Following are some blunders that might cause the final distribution of your assets to be different from what you intended.

  • By incorrectly assuming that your will, or trust, controls the disposition of all assets, you failed to coordinate beneficiary designations with the will or trust. For example, you want your children to receive equal amounts and you so state in your will, but you name one of the children as beneficiary of a life insurance policy. That child will receive more than the siblings.
  • A similar error is failing to coordinate property owned in joint tenancy with your will. If you create a joint tenancy with right of survivorship for a home or other property, the surviving tenant will receive the property in its entirety and then have full discretion of how to dispose of the property. Thus, your intentions might be frustrated if you have children by a previous marriage and wanted them eventually to benefit from your interest in the property. Consider making a chart showing what will flow to individuals and institutions by all four means – joint tenancy, beneficiary designations, trusts, and the will – and tally the results. Then make any changes necessary to achieve the desired results.
  • Your “estate” is named as beneficiary of your life insurance policies and retirement account, but you omitted to make a will. All of the proceeds from your policies and retirement plan will pass according to the intestate laws of your province.
  • In your will, you provided for a trust to be established for a minor child, but you named that child as beneficiary of a life insurance policy. That results in confusion as to whether the insurance proceeds were to fund he trust or the trust was to be funded with probate assets.
  • You want to provide income to your spouse but preserve the principal of your estate for children by a previous marriage, but you (1) fail to execute a will or (2) make a will leaving everything to your surviving spouse with a verbal understanding that he/she will distribute the property per your understanding with each other. To assure your wishes, you should have created a spousal trust making your surviving spouse the income beneficiary and your children the remainder beneficiaries. If you want to provide for a charity as well as children, the charity could be one of the remainder beneficiaries of the trust.
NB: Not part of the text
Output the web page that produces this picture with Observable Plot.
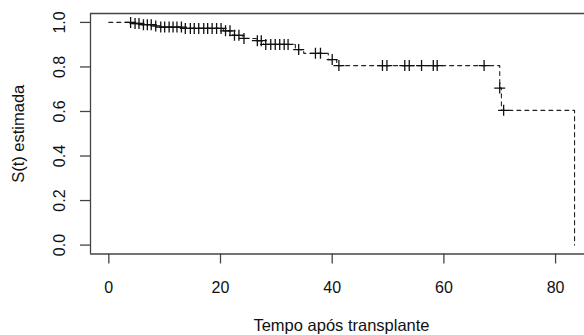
<!DOCTYPE html>
<html>
<head>
<meta charset="utf-8">
<script src="https://cdn.jsdelivr.net/npm/d3@7"></script>
<script src="https://cdn.jsdelivr.net/npm/@observablehq/plot@0.6"></script>
<style>
  html, body { margin: 0; padding: 0; background: #fff; overflow: hidden; }
  #chart svg { display: block; }
</style>
</head>
<body>
<div id="chart"></div>
<script>
// Kaplan–Meier step curve: event times and estimated survival after each event
const eventTimes = [0, 4.3, 5.8, 7.9, 9.0, 13.3, 20.5, 22.2, 24.0, 26.4, 27.7, 33.4, 34.9, 39.3, 40.8, 70.0, 70.3, 83.4];
const survival   = [1.0, 0.995, 0.990, 0.984, 0.979, 0.973, 0.962, 0.942, 0.928, 0.918, 0.901, 0.878, 0.861, 0.833, 0.806, 0.705, 0.605, 0.0];

// censored observation times (marked with "+")
const censorTimes = [3.9, 4.7, 5.4, 6.2, 6.9, 7.6, 8.4, 9.3, 10.0, 10.8, 11.5, 12.2, 13.0, 13.7, 14.6, 15.3, 16.1, 17.0, 17.7, 18.5, 19.3, 20.1, 20.9, 21.7, 22.5, 23.3, 24.2, 26.6, 27.3, 28.1, 29.0, 29.8, 30.6, 31.4, 32.1, 34.0, 37.0, 37.9, 40.0, 41.2, 49.0, 49.8, 53.0, 53.8, 56.0, 58.1, 58.8, 67.2, 70.0, 70.7];

const xTicks = [0, 20, 40, 60, 80];
const yTicks = [0.0, 0.2, 0.4, 0.6, 0.8, 1.0];
const xLabel = "Tempo após transplante";
const yLabel = "S(t) estimada";

const xDomain = [-3.28, 85.18];
const yDomain = [-0.04, 1.04];

const curve = eventTimes.map((t, i) => ({t, s: survival[i]}));
const sAt = (t) => {
  let s = survival[0];
  for (let i = 0; i < eventTimes.length; i++) if (eventTimes[i] <= t) s = survival[i];
  return s;
};
const censored = censorTimes.map(t => ({t, s: sAt(t)}));

const plusSymbol = {
  draw(ctx, size) {
    const h = Math.sqrt(size / Math.PI);
    ctx.moveTo(-h, 0); ctx.lineTo(h, 0);
    ctx.moveTo(0, -h); ctx.lineTo(0, h);
  }
};

const font = "'Liberation Sans', Arial, Helvetica, sans-serif";

const chart = Plot.plot({
  width: 584,
  height: 335,
  marginLeft: 90,
  marginRight: 0,
  marginTop: 13,
  marginBottom: 81.5,
  style: {fontFamily: font, fontSize: "16px", color: "#000", background: "#fff"},
  x: {domain: xDomain},
  y: {domain: yDomain},
  marks: [
    Plot.ruleY([yDomain[0], yDomain[1]], {stroke: "#444", strokeWidth: 1.3}),
    Plot.ruleX([xDomain[0]], {stroke: "#444", strokeWidth: 1.3}),
    Plot.axisX(xTicks, {tickSize: 10, tickPadding: 17.5, stroke: "#444", strokeWidth: 1.3, fontSize: 16, fill: "#111", tickFormat: d => String(d), label: null}),
    Plot.axisY(yTicks, {tickSize: 10, stroke: "#444", strokeWidth: 1.3, tickFormat: () => "", label: null}),
    Plot.text(yTicks, {x: xDomain[0], y: d => d, text: d => d.toFixed(1), rotate: -90, dx: -30.3, textAnchor: "middle", lineAnchor: "middle", fontSize: 16, fill: "#111"}),
    Plot.line(curve, {x: "t", y: "s", curve: "step-after", stroke: "#222", strokeWidth: 1.1, strokeDasharray: "4,4"}),
    Plot.dot(censored, {x: "t", y: "s", symbol: plusSymbol, r: 5.5, stroke: "#111", strokeWidth: 1.3, fill: "none"}),
    Plot.text([yLabel], {frameAnchor: "left", dx: -72, rotate: -90, textAnchor: "middle", lineAnchor: "middle", fontSize: 16.5, fill: "#111"}),
    Plot.text([xLabel], {frameAnchor: "bottom", dx: 4, dy: 72, textAnchor: "middle", lineAnchor: "middle", fontSize: 16.5, fill: "#111"})
  ]
});
document.getElementById("chart").appendChild(chart);
</script>
</body>
</html>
  • You forgot to update beneficiary forms after life changes. Review these to make sure they are compatible with your overall estate plan. You may want to add beneficiaries or delete some because you provided for them in other ways.
  • You provide for a bequest to charity in your will but not in your alter ego trust agreement, but nearly all of your assets have been transferred to the trust. Be sure that there will be enough assets in your probate estate to pay bequests in your will.
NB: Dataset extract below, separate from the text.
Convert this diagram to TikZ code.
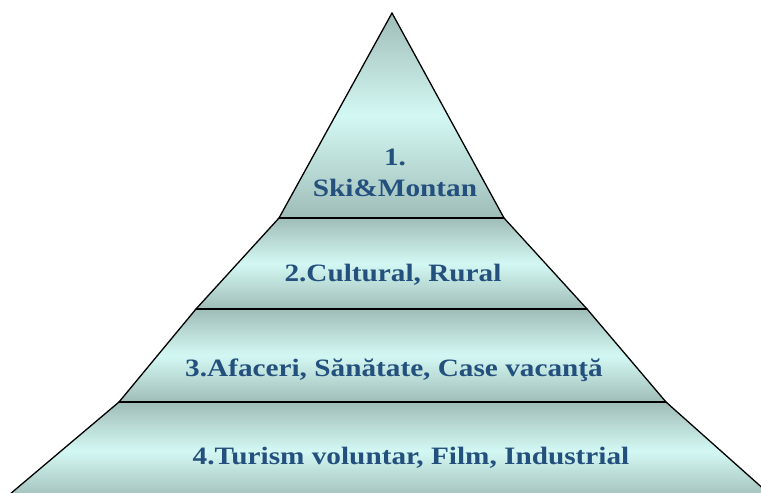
\documentclass[tikz,border=0pt]{standalone}
\usepackage{fontspec}
\setmainfont{Liberation Serif}
\usepackage{tikz}
\usetikzlibrary{positioning}

\definecolor{layeredge}{HTML}{A0BDB8}
\definecolor{layermid}{HTML}{D3F8F3}
\definecolor{labelblue}{HTML}{24507E}

\begin{document}
\begin{tikzpicture}[
        x=1pt, y=-1pt,
        layer/.style={draw=black, line width=1.3pt, line join=miter, top color=layeredge, bottom color=layeredge, middle color=layermid},
        divider/.style={draw=black, line width=1.5pt},
        label/.style={text=labelblue, font=\fontsize{25}{31}\selectfont\bfseries, align=center, inner sep=0pt, xscale=1.17}
    ]
    \useasboundingbox (0,0) rectangle (761,493);
    \clip (0,0) rectangle (761,493);

    % pyramid layers, top to bottom
    \shadedraw [layer] (279,218) -- (392,13) -- (504,218) -- cycle;
    \shadedraw [layer] (196,309) -- (279,218) -- (504,218) -- (587,309) -- cycle;
    \shadedraw [layer] (119,402) -- (196,309) -- (587,309) -- (666,402) -- cycle;
    \shadedraw [layer] (3,500) -- (119,402) -- (666,402) -- (776,500) -- cycle;

    \path [divider] (279,218) -- (504,218);
    \path [divider] (196,309) -- (587,309);
    \path [divider] (119,402) -- (666,402);

    % labels
    \node [label] (ski) at (395,173) {1.\\Ski\&Montan};
    \node [label] (cultural) at (393,275) {2.Cultural, Rural};
    \node [label] (afaceri) at (394,370) {3.Afaceri, Sănătate, Case vacanţă};
    \node [label] (turism) at (411,458) {4.Turism voluntar, Film, Industrial};
\end{tikzpicture}
\end{document}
  • You were overly restrictive in the language of your charitable bequest. If you want a bequest to be used for a specific purpose, call our office to confirm that that we can fulfill you intentions. Another error with charitable bequests is using ambiguous language as to the identity of the charity. We can provide you or your lawyer with the correct legal name.

Having invested many years of your life building your estate, it is natural that you want your property to be distributed according to your intentions. We hope this booklet has been helpful in describing the various ways property can be transferred both during life and at the end of life, in alerting you to errors that can result in unintended consequences, and in helping you develop an agenda for the meeting with your lawyer.